I’m fat and out of shape.
After my last race of 2013, I took a break. I sold my home, and I ended up commuting about an hour and a half each way for almost a month. That left little time for running. And I’ll be honest, I didn’t have a lot of motivation to get out there anyway. Then the worst winter I can ever remember descended on Louisville with round after round of snow, ice and -17 degree temperatures.
If these sounds like weak excuses, it’s because they are.
20 17 pounds heavier (oof) than I was at the end of the 2013 fall season, I started training for the 2014 spring season, beginning with the Anthem 5k two weeks ago.
The Rodes City Run is a 10k road race that makes up the second leg of the Triple Crown of Running. After one more blast of snow and cold temps from (step)Mother Nature, warm winds brought in temperatures that alerted us that spring is hopefully just around the corner. Around 8,000 people were running the race this year, which starts in downtown Louisville and loops around Cave Hill Cemetery. This year’s course would be a bit different due to ongoing bridge construction. Instead of finishing near Slugger Field, the start/finish line were in the same position near The Brown Hotel on Broadway.

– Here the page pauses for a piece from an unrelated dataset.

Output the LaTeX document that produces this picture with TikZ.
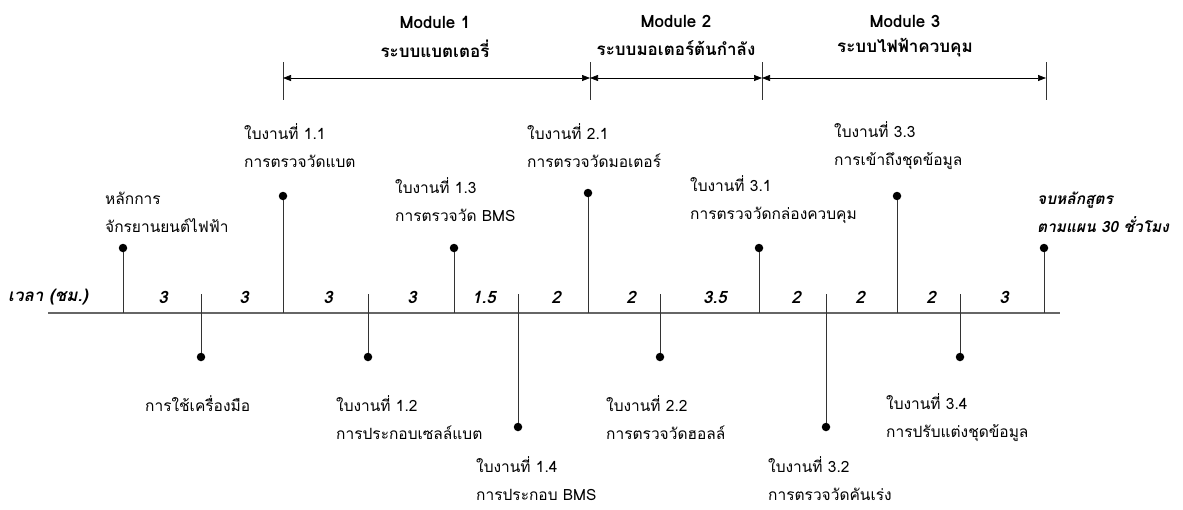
\documentclass[tikz,border=0pt]{standalone}
\usepackage{fontspec}
\setmainfont[Script=Thai]{Loma}
\usetikzlibrary{arrows.meta}

\begin{document}
\begin{tikzpicture}[x=1pt, y=-1pt,
  dot/.style={circle, fill=black, inner sep=0pt, minimum size=8.5pt},
  stem/.style={draw=black!80, line width=0.8pt},
  lbl/.style={anchor=west, font=\fontsize{15.5}{28}\selectfont, align=left, inner sep=0pt},
  hrs/.style={font=\fontsize{17}{20}\selectfont\bfseries\itshape, inner sep=0pt},
  modtitle/.style={font=\fontsize{17}{20}\selectfont\bfseries, align=center, inner sep=0pt},
  >={Triangle[length=8pt,width=6pt]},
]
\useasboundingbox (0,0) rectangle (1183,509);

% ---- module brackets ----
\node[modtitle] (mt1) at (435,22) {Module 1};
\node[modtitle] (ms1) at (435,49) {ระบบแบตเตอรี่};
\node[modtitle] (mt2) at (676,21) {Module 2};
\node[modtitle] (ms2) at (676,48) {ระบบมอเตอร์ต้นกำลัง};
\node[modtitle] (mt3) at (905,21) {Module 3};
\node[modtitle] (ms3) at (905,48) {ระบบไฟฟ้าควบคุม};
\coordinate (b0) at (283,78); \coordinate (b1) at (590,78);
\coordinate (b2) at (762,78); \coordinate (b3) at (1046,78);
\draw[stem] (283,62) -- (283,100);
\draw[stem] (590,62) -- (590,100);
\draw[stem] (762,62) -- (762,100);
\draw[stem] (1046,62) -- (1046,100);
\draw[<->, line width=0.7pt] (b0) -- (b1);
\draw[<->, line width=0.7pt] (b1) -- (b2);
\draw[<->, line width=0.7pt] (b2) -- (b3);

% ---- time axis ----
\node[hrs, anchor=west] (tlabel) at (8,297) {เวลา (ชม.)};
\coordinate (ax0) at (48,313); \coordinate (ax1) at (1060,313);
\draw[black!60, line width=1.6pt] (ax0) -- (ax1);
\node[hrs] (h1) at (163,297) {3};
\node[hrs] (h2) at (244,297) {3};
\node[hrs] (h3) at (328,297) {3};
\node[hrs] (h4) at (412,297) {3};
\node[hrs] (h5) at (484,297) {1.5};
\node[hrs] (h6) at (556,297) {2};
\node[hrs] (h7) at (631,297) {2};
\node[hrs] (h8) at (715,297) {3.5};
\node[hrs] (h9) at (796,297) {2};
\node[hrs] (h10) at (860,297) {2};
\node[hrs] (h11) at (931,297) {2};
\node[hrs] (h12) at (1004,297) {3};

% ---- upper milestones ----
\node[dot] (u1) at (123,248) {}; \coordinate (ua1) at (123,313);
\node[dot] (u2) at (283,196) {}; \coordinate (ua2) at (283,313);
\node[dot] (u3) at (454,248) {}; \coordinate (ua3) at (454,313);
\node[dot] (u4) at (588,193) {}; \coordinate (ua4) at (588,313);
\node[dot] (u5) at (759,248) {}; \coordinate (ua5) at (759,313);
\node[dot] (u6) at (897,196) {}; \coordinate (ua6) at (897,313);
\node[dot] (u7) at (1044,248) {}; \coordinate (ua7) at (1044,313);
\draw[stem] (u1) -- (ua1); \draw[stem] (u2) -- (ua2); \draw[stem] (u3) -- (ua3);
\draw[stem] (u4) -- (ua4); \draw[stem] (u5) -- (ua5); \draw[stem] (u6) -- (ua6);
\draw[stem] (u7) -- (ua7);
\node[lbl] (lu1) at (105,212) {หลักการ\\จักรยานยนต์ไฟฟ้า};
\node[lbl] (lu2) at (244,146) {ใบงานที่ 1.1\\การตรวจวัดแบต};
\node[lbl] (lu3) at (395,200) {ใบงานที่ 1.3\\การตรวจวัด BMS};
\node[lbl] (lu4) at (527,146) {ใบงานที่ 2.1\\การตรวจวัดมอเตอร์};
\node[lbl] (lu5) at (690,200) {ใบงานที่ 3.1\\การตรวจวัดกล่องควบคุม};
\node[lbl] (lu6) at (834,146) {ใบงานที่ 3.3\\การเข้าถึงชุดข้อมูล};
\node[lbl, font=\fontsize{15.5}{28}\selectfont\bfseries\itshape] (lu7) at (1037,212) {จบหลักสูตร\\ตามแผน 30 ชั่วโมง};

% ---- lower milestones ----
\node[dot] (d1) at (201,357) {}; \coordinate (da1) at (201,294);
\node[dot] (d2) at (368,357) {}; \coordinate (da2) at (368,294);
\node[dot] (d3) at (518,427) {}; \coordinate (da3) at (518,294);
\node[dot] (d4) at (660,357) {}; \coordinate (da4) at (660,294);
\node[dot] (d5) at (826,427) {}; \coordinate (da5) at (826,294);
\node[dot] (d6) at (960,357) {}; \coordinate (da6) at (960,294);
\draw[stem] (da1) -- (d1); \draw[stem] (da2) -- (d2); \draw[stem] (da3) -- (d3);
\draw[stem] (da4) -- (d4); \draw[stem] (da5) -- (d5); \draw[stem] (da6) -- (d6);
\node[lbl] (ld1) at (145,404) {การใช้เครื่องมือ};
\node[lbl] (ld2) at (336,418) {ใบงานที่ 1.2\\การประกอบเซลล์แบต};
\node[lbl] (ld3) at (476,479) {ใบงานที่ 1.4\\การประกอบ BMS};
\node[lbl] (ld4) at (606,418) {ใบงานที่ 2.2\\การตรวจวัดฮอลล์};
\node[lbl] (ld5) at (768,479) {ใบงานที่ 3.2\\การตรวจวัดคันเร่ง};
\node[lbl] (ld6) at (886,418) {ใบงานที่ 3.4\\การปรับแต่งชุดข้อมูล};
\end{tikzpicture}
\end{document}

The morning was gorgeous with the sun out in full force. I caravanned to the race with some friends and we made our way to the start line. My last racing buddy, Ryan, lined up beside me in the start chute. It was at this point that I remembered that we would be running directly into the sun for the first few miles.
The race started and I really didn’t have a plan. I’m terrible at race strategy. I usually have a good indication of what I want to accomplish – it’s just that I rarely stick with it. I get caught up in the excitement of the race, take off way too fast, and burn out toward the end. As Ryan and I loped along Broadway, I figured I would just try to run somewhere below a 9:00 pace for the first half of the race to save a little for the end.
As I mentioned earlier, my training has been pretty crappy this spring. I tried to make up a missed long run during the week and ended up with tight calves – which were tightening even more as we approached mile 1. Ryan wanted to run faster than I was going, so he pulled away, leaving me with my own mental, on-the-fly strategy planning. I had spotted a girl with poofy hair running just ahead of me at the same pace, so I decided she would be my race rabbit. I named her Fuzzy because her hair was…fuzzy.
My good friend and local running legend, Downtown Tammy Brown, was cheering runners up a hill shortly, so I broke my silence and yelled out to her. My first three mile splits were fairly consistent, hovering around the 8:50 mark. I had also decided to take a forced, 20-second walk at the halfway mark (whether I needed it or not). When I reached 3.1 miles, I made my way to the side of the street and stared at my watch for 20 seconds as I walked as quickly as I could.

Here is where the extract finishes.